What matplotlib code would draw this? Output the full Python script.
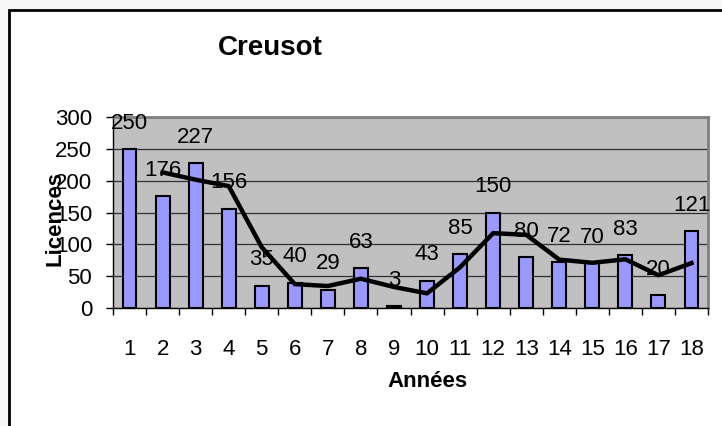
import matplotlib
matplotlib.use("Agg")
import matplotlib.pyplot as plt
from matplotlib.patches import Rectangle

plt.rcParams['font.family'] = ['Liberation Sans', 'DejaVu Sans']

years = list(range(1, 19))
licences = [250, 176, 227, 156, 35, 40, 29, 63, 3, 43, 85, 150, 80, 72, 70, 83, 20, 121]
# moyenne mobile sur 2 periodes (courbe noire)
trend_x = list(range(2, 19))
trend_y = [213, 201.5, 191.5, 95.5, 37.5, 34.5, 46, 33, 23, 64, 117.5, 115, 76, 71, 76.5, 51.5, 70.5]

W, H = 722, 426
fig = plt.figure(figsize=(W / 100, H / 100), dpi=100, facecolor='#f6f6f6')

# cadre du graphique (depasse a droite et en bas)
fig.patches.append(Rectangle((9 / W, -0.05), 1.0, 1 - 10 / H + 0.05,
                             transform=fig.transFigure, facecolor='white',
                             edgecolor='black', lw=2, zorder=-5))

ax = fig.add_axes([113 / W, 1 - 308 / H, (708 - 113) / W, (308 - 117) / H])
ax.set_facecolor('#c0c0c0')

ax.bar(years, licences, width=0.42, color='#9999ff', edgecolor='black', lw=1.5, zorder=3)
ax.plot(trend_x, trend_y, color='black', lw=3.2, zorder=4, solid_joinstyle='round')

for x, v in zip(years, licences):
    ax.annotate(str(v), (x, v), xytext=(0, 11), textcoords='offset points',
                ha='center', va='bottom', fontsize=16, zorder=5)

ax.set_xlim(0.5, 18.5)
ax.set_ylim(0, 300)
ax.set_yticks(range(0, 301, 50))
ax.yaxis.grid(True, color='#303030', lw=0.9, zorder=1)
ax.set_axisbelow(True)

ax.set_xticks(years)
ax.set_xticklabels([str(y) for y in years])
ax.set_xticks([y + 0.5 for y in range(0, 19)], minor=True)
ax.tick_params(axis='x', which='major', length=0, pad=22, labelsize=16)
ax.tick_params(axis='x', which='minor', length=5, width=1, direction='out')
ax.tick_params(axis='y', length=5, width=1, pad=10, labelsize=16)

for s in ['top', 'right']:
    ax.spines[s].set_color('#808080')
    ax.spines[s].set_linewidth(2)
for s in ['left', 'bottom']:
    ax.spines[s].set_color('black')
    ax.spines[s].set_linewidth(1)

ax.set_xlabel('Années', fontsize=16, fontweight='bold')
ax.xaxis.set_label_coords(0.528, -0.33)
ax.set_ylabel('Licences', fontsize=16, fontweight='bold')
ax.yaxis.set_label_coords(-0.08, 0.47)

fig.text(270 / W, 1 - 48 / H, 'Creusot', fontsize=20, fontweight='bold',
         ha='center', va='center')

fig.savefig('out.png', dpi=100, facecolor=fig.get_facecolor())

○ ○ ○ ○ ○

Exercise aim
Write down every line from the opening of the listing to the line with "ax.set_facecolor('#c0c0c0')", both included, and nothing else; the pictures are omitted.

Result of this task
What matplotlib code would draw this? Output the full Python script.
import matplotlib
matplotlib.use("Agg")
import matplotlib.pyplot as plt
from matplotlib.patches import Rectangle

plt.rcParams['font.family'] = ['Liberation Sans', 'DejaVu Sans']

years = list(range(1, 19))
licences = [250, 176, 227, 156, 35, 40, 29, 63, 3, 43, 85, 150, 80, 72, 70, 83, 20, 121]
# moyenne mobile sur 2 periodes (courbe noire)
trend_x = list(range(2, 19))
trend_y = [213, 201.5, 191.5, 95.5, 37.5, 34.5, 46, 33, 23, 64, 117.5, 115, 76, 71, 76.5, 51.5, 70.5]

W, H = 722, 426
fig = plt.figure(figsize=(W / 100, H / 100), dpi=100, facecolor='#f6f6f6')

# cadre du graphique (depasse a droite et en bas)
fig.patches.append(Rectangle((9 / W, -0.05), 1.0, 1 - 10 / H + 0.05,
                             transform=fig.transFigure, facecolor='white',
                             edgecolor='black', lw=2, zorder=-5))

ax = fig.add_axes([113 / W, 1 - 308 / H, (708 - 113) / W, (308 - 117) / H])
ax.set_facecolor('#c0c0c0')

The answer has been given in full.